A banda sempre ganhou manchetes por defender o meio ambiente, e vocês voltaram em uma época de recorde de temperatura no mundo e de uma nova era da direita populista. Vocês voltaram para salvar o mundo?

(risos) Talvez não. Mas isso [salvar o mundo] depende muito de nós, músicos, cineastas, escritores, dramaturgos. Depende de as pessoas dizerem a verdade. Você não pode confiar nos políticos para isso. E nós estaremos nessa batalha este ano, junto de outras pessoas. É como um empurrão musical contra a loucura do mundo, a loucura de Donald Trump nos Estados Unidos, que está batendo de frente contra a segurança ambiental. A Europa também está em um momento delicado, na Holanda, França e Alemanha, com vários candidatos populistas de direita ganhando espaço pela primeira vez. Nós precisamos encontrar vozes para combater este mundo de 2017, para que ele faça sentido.
 
Pergunta simples: o que fazer então para salvar o mundo?

(risos) Temos apenas que nos lembrar que somos mais de 6 bilhões de pessoas. Estamos no mesmo planeta. Precisamos de um lar, de ar limpo, de água limpa. Precisamos de comida, e ela não pode estar intoxicada. Independentemente da vertente política, nós todos queremos essencialmente a mesma coisa. Temos que nos esforçar ao máximo para não acabar com nosso ambiente.

Desde que viemos pela última vez ao Brasil, muitas coisas melhoraram. Na Austrália, hoje temos muito mais políticas ambientais. O mundo já entende a importância da preservação, mas alguns políticos têm sido muito lentos em captar o que as pessoas querem. Eles não refletem o desejo básico do ser humano de viver em um mundo limpo.

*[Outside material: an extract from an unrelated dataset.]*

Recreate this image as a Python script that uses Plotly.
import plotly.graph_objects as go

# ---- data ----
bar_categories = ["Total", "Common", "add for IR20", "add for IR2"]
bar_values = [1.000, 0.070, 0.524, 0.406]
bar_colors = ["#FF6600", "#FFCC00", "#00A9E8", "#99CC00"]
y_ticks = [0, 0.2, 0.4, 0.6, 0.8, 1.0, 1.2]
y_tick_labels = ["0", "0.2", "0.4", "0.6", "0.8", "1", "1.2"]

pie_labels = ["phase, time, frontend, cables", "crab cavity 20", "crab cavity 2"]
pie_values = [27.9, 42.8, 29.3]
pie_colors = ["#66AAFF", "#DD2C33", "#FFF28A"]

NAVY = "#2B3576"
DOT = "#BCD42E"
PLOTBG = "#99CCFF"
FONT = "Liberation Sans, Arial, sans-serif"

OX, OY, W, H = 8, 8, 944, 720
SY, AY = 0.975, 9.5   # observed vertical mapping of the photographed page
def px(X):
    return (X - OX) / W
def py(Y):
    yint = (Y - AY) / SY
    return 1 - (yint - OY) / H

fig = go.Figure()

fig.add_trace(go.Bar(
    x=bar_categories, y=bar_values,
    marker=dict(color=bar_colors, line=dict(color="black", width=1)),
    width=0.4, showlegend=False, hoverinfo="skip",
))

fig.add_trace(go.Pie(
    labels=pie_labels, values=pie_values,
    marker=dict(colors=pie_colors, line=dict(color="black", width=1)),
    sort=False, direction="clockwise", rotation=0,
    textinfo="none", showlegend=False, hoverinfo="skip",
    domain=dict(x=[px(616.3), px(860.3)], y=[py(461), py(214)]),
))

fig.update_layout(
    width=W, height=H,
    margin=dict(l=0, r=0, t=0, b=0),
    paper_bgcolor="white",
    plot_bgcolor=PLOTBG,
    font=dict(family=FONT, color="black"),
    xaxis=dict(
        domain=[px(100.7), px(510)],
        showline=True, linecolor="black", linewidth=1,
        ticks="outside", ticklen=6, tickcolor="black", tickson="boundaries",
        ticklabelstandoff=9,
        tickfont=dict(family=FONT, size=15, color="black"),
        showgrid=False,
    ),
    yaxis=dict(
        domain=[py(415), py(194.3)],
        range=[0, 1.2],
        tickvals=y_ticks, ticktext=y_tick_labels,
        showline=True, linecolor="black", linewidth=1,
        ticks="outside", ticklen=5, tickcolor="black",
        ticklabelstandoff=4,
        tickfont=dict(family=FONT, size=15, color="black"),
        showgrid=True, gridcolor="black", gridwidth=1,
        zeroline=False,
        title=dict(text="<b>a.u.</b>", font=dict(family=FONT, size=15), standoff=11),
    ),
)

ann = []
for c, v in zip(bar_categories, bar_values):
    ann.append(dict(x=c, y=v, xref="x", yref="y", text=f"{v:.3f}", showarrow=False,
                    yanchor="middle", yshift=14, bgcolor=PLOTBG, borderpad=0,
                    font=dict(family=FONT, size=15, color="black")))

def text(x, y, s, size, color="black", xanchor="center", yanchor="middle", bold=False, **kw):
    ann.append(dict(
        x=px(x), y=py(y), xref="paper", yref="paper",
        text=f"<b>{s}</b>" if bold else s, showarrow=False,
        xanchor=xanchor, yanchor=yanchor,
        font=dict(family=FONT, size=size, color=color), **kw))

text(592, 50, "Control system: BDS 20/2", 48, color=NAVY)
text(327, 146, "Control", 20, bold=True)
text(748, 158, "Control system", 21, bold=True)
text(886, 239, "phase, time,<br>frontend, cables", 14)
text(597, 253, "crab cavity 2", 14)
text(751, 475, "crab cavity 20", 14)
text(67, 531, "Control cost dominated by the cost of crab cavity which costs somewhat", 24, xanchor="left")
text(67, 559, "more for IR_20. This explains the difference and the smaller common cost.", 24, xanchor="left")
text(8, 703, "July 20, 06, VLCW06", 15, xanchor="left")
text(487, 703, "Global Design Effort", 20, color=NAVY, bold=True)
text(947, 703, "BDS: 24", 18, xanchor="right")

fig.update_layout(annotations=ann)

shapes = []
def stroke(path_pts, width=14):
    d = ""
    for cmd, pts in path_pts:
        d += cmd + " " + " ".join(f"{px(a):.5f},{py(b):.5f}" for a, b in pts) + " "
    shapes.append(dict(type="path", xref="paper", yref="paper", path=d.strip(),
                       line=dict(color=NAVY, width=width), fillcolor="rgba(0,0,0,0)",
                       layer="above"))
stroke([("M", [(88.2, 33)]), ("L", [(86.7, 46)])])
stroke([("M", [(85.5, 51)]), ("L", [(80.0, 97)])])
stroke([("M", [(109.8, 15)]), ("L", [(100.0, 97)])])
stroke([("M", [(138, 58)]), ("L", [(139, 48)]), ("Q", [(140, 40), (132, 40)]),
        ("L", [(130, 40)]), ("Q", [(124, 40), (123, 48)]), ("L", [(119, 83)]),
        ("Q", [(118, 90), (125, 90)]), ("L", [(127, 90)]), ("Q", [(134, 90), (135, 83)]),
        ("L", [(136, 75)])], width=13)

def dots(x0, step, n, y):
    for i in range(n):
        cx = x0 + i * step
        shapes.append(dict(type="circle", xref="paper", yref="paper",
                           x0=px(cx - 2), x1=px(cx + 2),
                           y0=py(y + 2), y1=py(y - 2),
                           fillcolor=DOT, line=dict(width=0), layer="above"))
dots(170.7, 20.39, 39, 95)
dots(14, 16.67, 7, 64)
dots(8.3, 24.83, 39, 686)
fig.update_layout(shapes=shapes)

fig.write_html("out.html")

Hoje não temos poucas bandas básicas e melódicas como o Midnight Oil. Qual é o problema do rock? Está ficando pop demais?

Acho que sempre houve bandas de pop e rock. A diferença é que nos anos 1990 houve uma mudança massiva em direção ao pop dançante e ao hip hop. Nós começamos nos anos 1970 e 1980, e continuamos a tradição do AC/DC. O fato é que a Austrália sempre teve reputação de ter bandas fortes ao vivo. E foi por isso que nós sobrevivemos. Acho que tocar ao vivo ainda tem um grande apelo para as pessoas. Elas ainda querem sair de casa para ver uma banda forte.

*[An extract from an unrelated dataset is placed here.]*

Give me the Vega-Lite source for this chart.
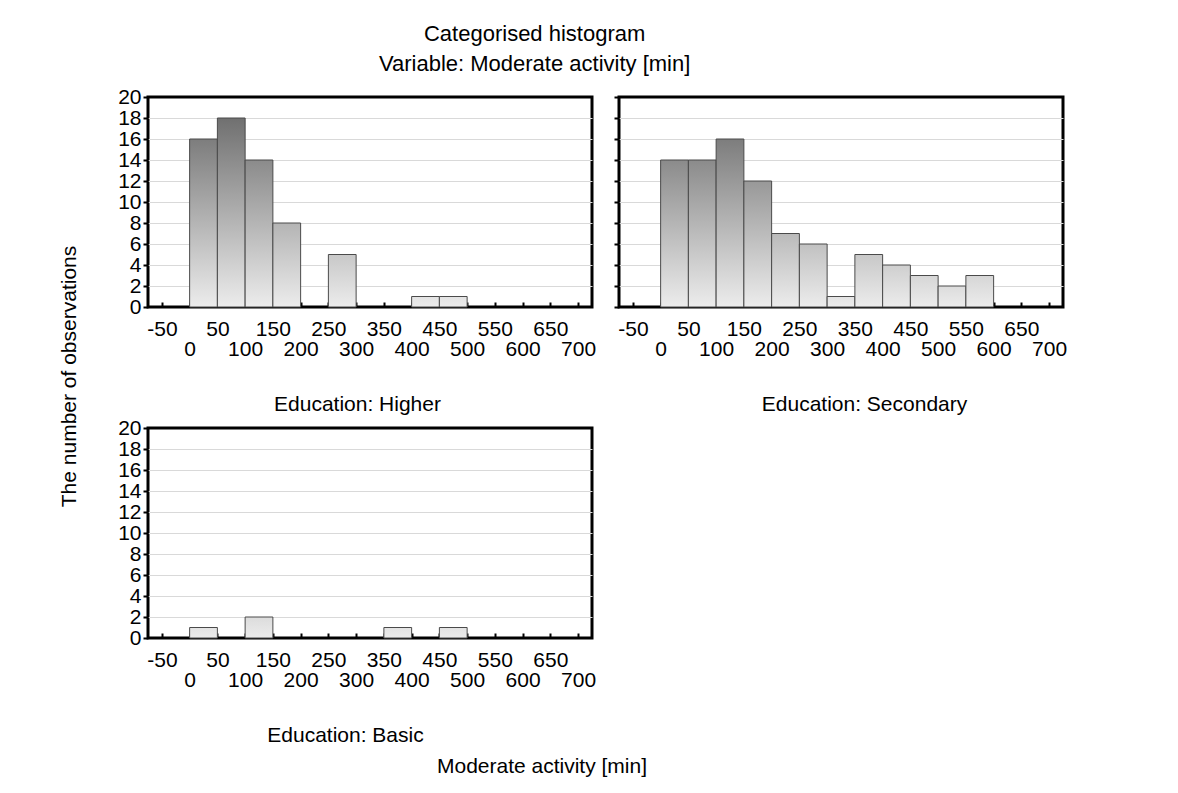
{
  "$schema": "https://vega.github.io/schema/vega-lite/v6.json",
  "padding": {"left": 57, "top": 22, "right": 5, "bottom": 5},
  "background": "white",
  "title": {
    "text": "Categorised histogram",
    "subtitle": "Variable: Moderate activity [min]",
    "font": "Liberation Sans",
    "subtitleFont": "Liberation Sans",
    "fontSize": 22,
    "subtitleFontSize": 22,
    "fontWeight": "normal",
    "color": "#000",
    "subtitleColor": "#000",
    "anchor": "middle",
    "dx": -28,
    "subtitlePadding": 8,
    "offset": 9
  },
  "data": {
    "values": [
      {"education": "Higher", "bin_start": 0, "bin_end": 50, "count": 16},
      {"education": "Higher", "bin_start": 50, "bin_end": 100, "count": 18},
      {"education": "Higher", "bin_start": 100, "bin_end": 150, "count": 14},
      {"education": "Higher", "bin_start": 150, "bin_end": 200, "count": 8},
      {"education": "Higher", "bin_start": 250, "bin_end": 300, "count": 5},
      {"education": "Higher", "bin_start": 400, "bin_end": 450, "count": 1},
      {"education": "Higher", "bin_start": 450, "bin_end": 500, "count": 1},
      {"education": "Secondary", "bin_start": 0, "bin_end": 50, "count": 14},
      {"education": "Secondary", "bin_start": 50, "bin_end": 100, "count": 14},
      {"education": "Secondary", "bin_start": 100, "bin_end": 150, "count": 16},
      {"education": "Secondary", "bin_start": 150, "bin_end": 200, "count": 12},
      {"education": "Secondary", "bin_start": 200, "bin_end": 250, "count": 7},
      {"education": "Secondary", "bin_start": 250, "bin_end": 300, "count": 6},
      {"education": "Secondary", "bin_start": 300, "bin_end": 350, "count": 1},
      {"education": "Secondary", "bin_start": 350, "bin_end": 400, "count": 5},
      {"education": "Secondary", "bin_start": 400, "bin_end": 450, "count": 4},
      {"education": "Secondary", "bin_start": 450, "bin_end": 500, "count": 3},
      {"education": "Secondary", "bin_start": 500, "bin_end": 550, "count": 2},
      {"education": "Secondary", "bin_start": 550, "bin_end": 600, "count": 3},
      {"education": "Basic", "bin_start": 0, "bin_end": 50, "count": 1},
      {"education": "Basic", "bin_start": 100, "bin_end": 150, "count": 2},
      {"education": "Basic", "bin_start": 350, "bin_end": 400, "count": 1},
      {"education": "Basic", "bin_start": 450, "bin_end": 500, "count": 1}
    ]
  },
  "columns": 2,
  "spacing": {"row": 121, "column": 27},
  "bounds": "flush",
  "concat": [
    {
      "width": 444,
      "height": 210,
      "transform": [{"filter": "datum.education === 'Higher'"}],
      "mark": {
        "type": "bar",
        "stroke": "#4a4a4a",
        "strokeWidth": 1,
        "fill": {"expr": "{gradient: 'linear', x1: 0, y1: 0, x2: 0, y2: 1, stops: [{offset: 0, color: 'rgb(' + round(234 - 6.8 * datum.count) + ',' + round(234 - 6.8 * datum.count) + ',' + round(234 - 6.8 * datum.count) + ')'}, {offset: 1, color: 'rgb(236,236,236)'}]}"}
      },
      "encoding": {
        "x": {
          "field": "bin_start",
          "type": "quantitative",
          "scale": {"domain": [-75, 725], "nice": false, "zero": false},
          "axis": {
            "title": "Education: Higher", "titleX": 209,
            "values": [-50, 0, 50, 100, 150, 200, 250, 300, 350, 400, 450, 500, 550, 600, 650, 700],
            "labelExpr": "datum.value % 100 === 0 ? ['', '' + datum.value] : '' + datum.value"
          }
        },
        "x2": {"field": "bin_end"},
        "y": {
          "field": "count",
          "type": "quantitative",
          "scale": {"domain": [0, 20], "nice": false},
          "axis": {"title": "The number of observations", "titleY": 279, "values": [0, 2, 4, 6, 8, 10, 12, 14, 16, 18, 20]}
        },
        "y2": {"datum": 0}
      }
    },
    {
      "width": 444,
      "height": 210,
      "transform": [{"filter": "datum.education === 'Secondary'"}],
      "mark": {
        "type": "bar",
        "stroke": "#4a4a4a",
        "strokeWidth": 1,
        "fill": {"expr": "{gradient: 'linear', x1: 0, y1: 0, x2: 0, y2: 1, stops: [{offset: 0, color: 'rgb(' + round(234 - 6.8 * datum.count) + ',' + round(234 - 6.8 * datum.count) + ',' + round(234 - 6.8 * datum.count) + ')'}, {offset: 1, color: 'rgb(236,236,236)'}]}"}
      },
      "encoding": {
        "x": {
          "field": "bin_start",
          "type": "quantitative",
          "scale": {"domain": [-75, 725], "nice": false, "zero": false},
          "axis": {
            "title": "Education: Secondary", "titleX": 245,
            "values": [-50, 0, 50, 100, 150, 200, 250, 300, 350, 400, 450, 500, 550, 600, 650, 700],
            "labelExpr": "datum.value % 100 === 0 ? ['', '' + datum.value] : '' + datum.value"
          }
        },
        "x2": {"field": "bin_end"},
        "y": {
          "field": "count",
          "type": "quantitative",
          "scale": {"domain": [0, 20], "nice": false},
          "axis": {"title": null, "labels": false, "values": [0, 2, 4, 6, 8, 10, 12, 14, 16, 18, 20]}
        },
        "y2": {"datum": 0}
      }
    },
    {
      "width": 444,
      "height": 210,
      "transform": [{"filter": "datum.education === 'Basic'"}],
      "title": {
        "text": "Moderate activity [min]",
        "orient": "bottom",
        "anchor": "middle",
        "dx": 172,
        "offset": 11,
        "font": "Liberation Sans",
        "fontSize": 21,
        "fontWeight": "normal",
        "color": "#000"
      },
      "mark": {
        "type": "bar",
        "stroke": "#4a4a4a",
        "strokeWidth": 1,
        "fill": {"expr": "{gradient: 'linear', x1: 0, y1: 0, x2: 0, y2: 1, stops: [{offset: 0, color: 'rgb(' + round(234 - 6.8 * datum.count) + ',' + round(234 - 6.8 * datum.count) + ',' + round(234 - 6.8 * datum.count) + ')'}, {offset: 1, color: 'rgb(236,236,236)'}]}"}
      },
      "encoding": {
        "x": {
          "field": "bin_start",
          "type": "quantitative",
          "scale": {"domain": [-75, 725], "nice": false, "zero": false},
          "axis": {
            "title": "Education: Basic", "titleX": 197,
            "values": [-50, 0, 50, 100, 150, 200, 250, 300, 350, 400, 450, 500, 550, 600, 650, 700],
            "labelExpr": "datum.value % 100 === 0 ? ['', '' + datum.value] : '' + datum.value"
          }
        },
        "x2": {"field": "bin_end"},
        "y": {
          "field": "count",
          "type": "quantitative",
          "scale": {"domain": [0, 20], "nice": false},
          "axis": {"title": null, "values": [0, 2, 4, 6, 8, 10, 12, 14, 16, 18, 20]}
        },
        "y2": {"datum": 0}
      }
    }
  ],
  "config": {
    "view": {"stroke": "#000", "strokeWidth": 3},
    "axis": {
      "labelFont": "Liberation Sans",
      "labelFontSize": 21,
      "labelColor": "#000",
      "titleFont": "Liberation Sans",
      "titleFontSize": 21,
      "titleFontWeight": "normal",
      "titleColor": "#000",
      "domain": false,
      "tickColor": "#000",
      "tickWidth": 2,
      "tickSize": 5
    },
    "axisX": {
      "grid": false,
      "tickSize": -5,
      "labelPadding": 16,
      "labelLineHeight": 20,
      "labelOverlap": false,
      "labelFlush": false,
      "titlePadding": 34
    },
    "axisY": {
      "grid": true,
      "gridColor": {"condition": {"test": "datum.value === 0 || datum.value === 20", "value": "transparent"}, "value": "#d9d9d9"},
      "gridWidth": 1,
      "labelPadding": 2,
      "labelOverlap": false,
      "labelFlush": false,
      "titlePadding": 38
    }
  }
}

Midnight Oil posa na baia de Sidney para promover a turnê mundial "Great Circle 2017" - Aaron Bunch/Reuters - Aaron Bunch/Reuters
Midnight Oil posa na baia de Sidney para promover a turnê mundial "Great Circle 2017"
Imagem: Aaron Bunch/Reuters

O que significa ser australiano para você?

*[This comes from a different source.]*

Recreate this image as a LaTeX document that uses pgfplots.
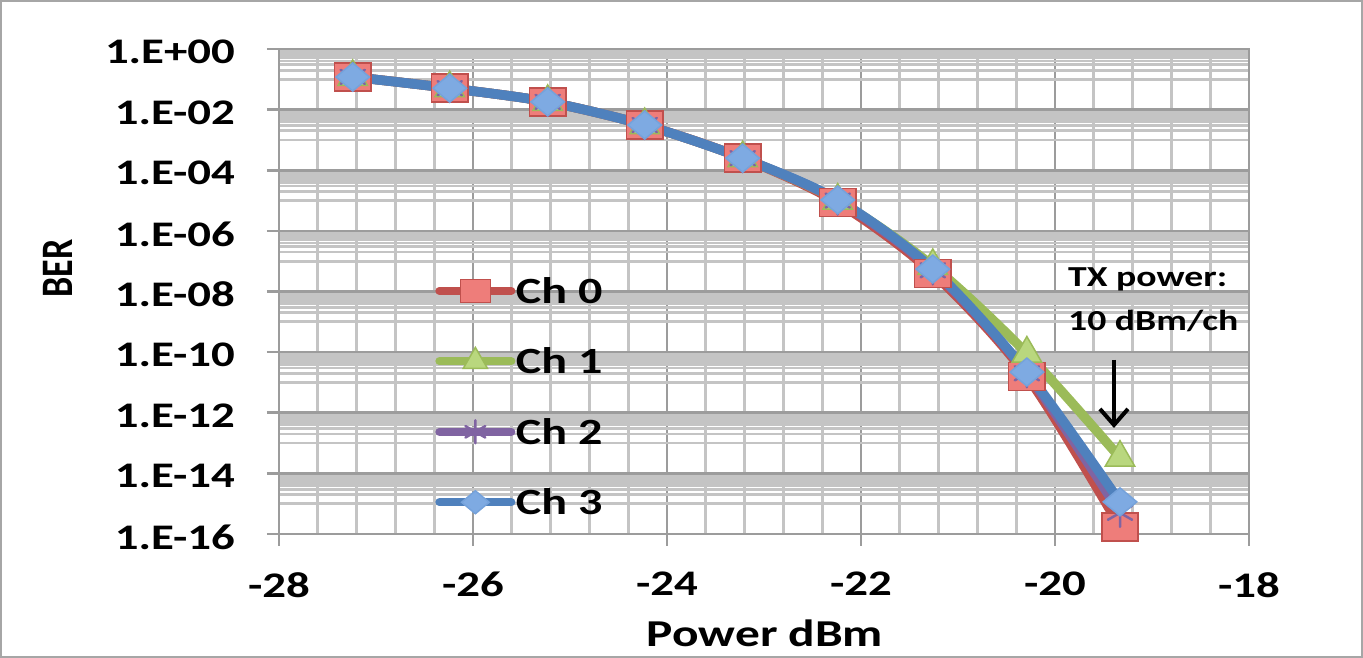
\documentclass[border=0pt]{standalone}
\usepackage{graphicx}
\usepackage{pgfplots}
\pgfplotsset{compat=1.18}
\usepackage{fontspec}
\setmainfont{Carlito}[FakeStretch=1.3]
\newfontfamily\plainfont{Carlito}
\usetikzlibrary{arrows.meta}
\definecolor{cr}{HTML}{C0504D}
\definecolor{crl}{HTML}{EE7D7A}
\definecolor{cg}{HTML}{9BBB59}
\definecolor{cgl}{HTML}{B9D77E}
\definecolor{cp}{HTML}{8064A2}
\definecolor{cb}{HTML}{4F81BD}
\definecolor{cbl}{HTML}{7EAAE2}
\definecolor{majg}{HTML}{9C9C9C}
\definecolor{ming}{HTML}{C4C4C4}
\definecolor{frame}{HTML}{A6A6A6}
\begin{document}
\begin{tikzpicture}
\path[use as bounding box] (0,0) rectangle (1363bp,658bp);
\draw[color=frame, line width=2bp] (1bp,1bp) rectangle (1362bp,657bp);
\begin{axis}[
  at={(279bp,124bp)}, anchor=south west,
  scale only axis, width=970bp, height=485bp,
  ymode=log, xmin=-28, xmax=-18, ymin=1e-16, ymax=1,
  clip=false,
  xtick={-28,-26,-24,-22,-20,-18},
  xticklabels={\textbf{-28},\textbf{-26},\textbf{-24},\textbf{-22},\textbf{-20},\textbf{-18}},
  ytick={1,1e-2,1e-4,1e-6,1e-8,1e-10,1e-12,1e-14,1e-16},
  yticklabels={\textbf{1.E+00},\textbf{1.E-02},\textbf{1.E-04},\textbf{1.E-06},\textbf{1.E-08},\textbf{1.E-10},\textbf{1.E-12},\textbf{1.E-14},\textbf{1.E-16}},
  minor x tick num=4,
  minor ytick={1e-1,2e-1,3e-1,4e-1,5e-1,6e-1,7e-1,8e-1,9e-1,
               1e-3,2e-3,3e-3,4e-3,5e-3,6e-3,7e-3,8e-3,9e-3,
               1e-5,2e-5,3e-5,4e-5,5e-5,6e-5,7e-5,8e-5,9e-5,
               1e-7,2e-7,3e-7,4e-7,5e-7,6e-7,7e-7,8e-7,9e-7,
               1e-9,2e-9,3e-9,4e-9,5e-9,6e-9,7e-9,8e-9,9e-9,
               1e-11,2e-11,3e-11,4e-11,5e-11,6e-11,7e-11,8e-11,9e-11,
               1e-13,2e-13,3e-13,4e-13,5e-13,6e-13,7e-13,8e-13,9e-13,
               1e-15,2e-15,3e-15,4e-15,5e-15,6e-15,7e-15,8e-15,9e-15},
  grid=both,
  major grid style={color=majg, line width=2.7bp},
  minor grid style={color=ming, line width=2.7bp},
  axis line style={color=majg, line width=2.7bp},
  tick pos=left,
  tick align=outside,
  major tick length=12bp,
  minor tick length=0pt,
  tick style={color=majg, line width=2.7bp},
  tick label style={font=\fontsize{36bp}{40bp}\selectfont\bfseries},
  yticklabel style={anchor=east, inner sep=0pt, xshift=-32bp, yshift=-3bp},
  xticklabel style={anchor=north, inner sep=0pt, yshift=-26bp},
  xlabel={\textbf{Power dBm}},
  xlabel style={at={(axis description cs:0.501,-0.204)}, anchor=center, font=\fontsize{38bp}{42bp}\selectfont\bfseries},
  ylabel={\scalebox{1}[1.25]{\plainfont\bfseries BER}},
  ylabel style={at={(axis description cs:-0.2278,0.548)}, anchor=center, font=\fontsize{36bp}{40bp}\selectfont\bfseries},
  legend style={at={(axis description cs:0.161,0.531)}, anchor=north west, draw=none, fill=none, inner sep=0pt, row sep=42bp,
    font=\fontsize{37bp}{40bp}\selectfont\bfseries, nodes={inner sep=0.5bp}},
  legend cell align=left,
  legend image code/.code={\draw[mark repeat=2,mark phase=2,#1,line width=8bp,line cap=round, every mark/.append style={scale=0.82}] plot coordinates {(0bp,0bp) (36bp,0bp) (72bp,0bp)};},
]
\addplot[color=cr, line width=9.5bp, line cap=round, smooth, mark=square*, mark size=14bp,
  mark options={xscale=1.3, fill=crl, draw=cr, line width=1.5bp}]
  coordinates {(-27.24,1.2e-1) (-26.24,5.1e-2) (-25.23,1.8e-2) (-24.23,3.1e-3) (-23.22,2.5e-4) (-22.24,8.5e-6) (-21.26,4e-8) (-20.29,1.6e-11) (-19.33,1.7e-16)};
\addlegendentry{Ch 0}
\addplot[color=cg, line width=9.5bp, line cap=round, smooth, mark=triangle*, mark size=17bp,
  mark options={fill=cgl, draw=cg, line width=1.5bp}]
  coordinates {(-27.24,1.2e-1) (-26.24,5.1e-2) (-25.23,1.8e-2) (-24.23,3.1e-3) (-23.22,2.5e-4) (-22.24,1.0e-5) (-21.26,7e-8) (-20.29,9e-11) (-19.33,3.3e-14)};
\addlegendentry{Ch 1}
\addplot[color=cp, line width=9.5bp, line cap=round, smooth, mark=asterisk, mark size=14bp,
  mark options={draw=cp, line width=2.5bp}]
  coordinates {(-27.24,1.2e-1) (-26.24,5.1e-2) (-25.23,1.8e-2) (-24.23,3.1e-3) (-23.22,2.5e-4) (-22.24,1.0e-5) (-21.26,5e-8) (-20.29,2e-11) (-19.33,5e-16)};
\addlegendentry{Ch 2}
\addplot[color=cb, line width=9.5bp, line cap=round, smooth, mark=diamond*, mark size=14bp,
  mark options={xscale=1.6, fill=cbl, draw=cbl!80!cb, line width=1.5bp}]
  coordinates {(-27.24,1.19e-1) (-26.24,5.1e-2) (-25.23,1.8e-2) (-24.23,3.1e-3) (-23.22,2.5e-4) (-22.24,1.05e-5) (-21.26,5.5e-8) (-20.29,2.2e-11) (-19.33,1.15e-15)};
\addlegendentry{Ch 3}
\node[anchor=north west, inner sep=0pt, align=left, font=\fontsize{29bp}{44bp}\selectfont\bfseries] at (rel axis cs:0.8134,0.5505) {TX power:\\10 dBm/ch};
\draw[line width=3.5bp, -{Straight Barb[length=16bp,width=28bp,line width=4bp]}] (rel axis cs:0.8608,0.3588) -- (rel axis cs:0.8608,0.2186);
\end{axis}
\end{tikzpicture}
\end{document}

Acho que os australianos nascerem com espírito da rebelião. No início, éramos uma prisão, quando os americanos pararam de aceitar receber os condenados britânicos e eles passaram a vir para cá. Ainda sentimos que somos poucos, comparados à grande população de outros países, como o Brasil. Acho que ainda há um certo “espírito” por aqui. Não o de rebelião, mas da oportunidade. De sermos um povo afortunado. Acho que é por isso que os australianos tendem a ser otimistas e felizes. Somos parecidos com os brasileiros.

Em quê, por exemplo?

Nós também amamos o surfe e sair surfando por aí. Também adoramos fazer festas e nos curtirmos. Também temos as mulheres mais bonitas do mundo. (risos) Acho que os australianos e brasileiros têm as prioridades certas. O resto do mundo parece muito preocupado com bens materiais e dinheiro. Nós somos menos preocupados. Acho que as pessoas são felizes aqui só de ter uma vida livre da pressão que você tem nos Estados Unidos e na Europa, por exemplo. A Austrália está sempre esperando pelo próximo feriado.

Virá um disco novo de estúdio por aí?

Estamos trabalhando nas nossas 170 músicas para a turnê e não tivemos muito tempo para isso ainda. (risos) Mas temos músicas novas, sim. Talvez usaremos as passagens de som para terminá-las ou tiraremos uns dias durante a turnê para gravar algo novo. Não estou certo se haverá um álbum, porque isso soa como uma promessa. De qualquer forma, teremos uma penca de músicas novas daqui a um tempo.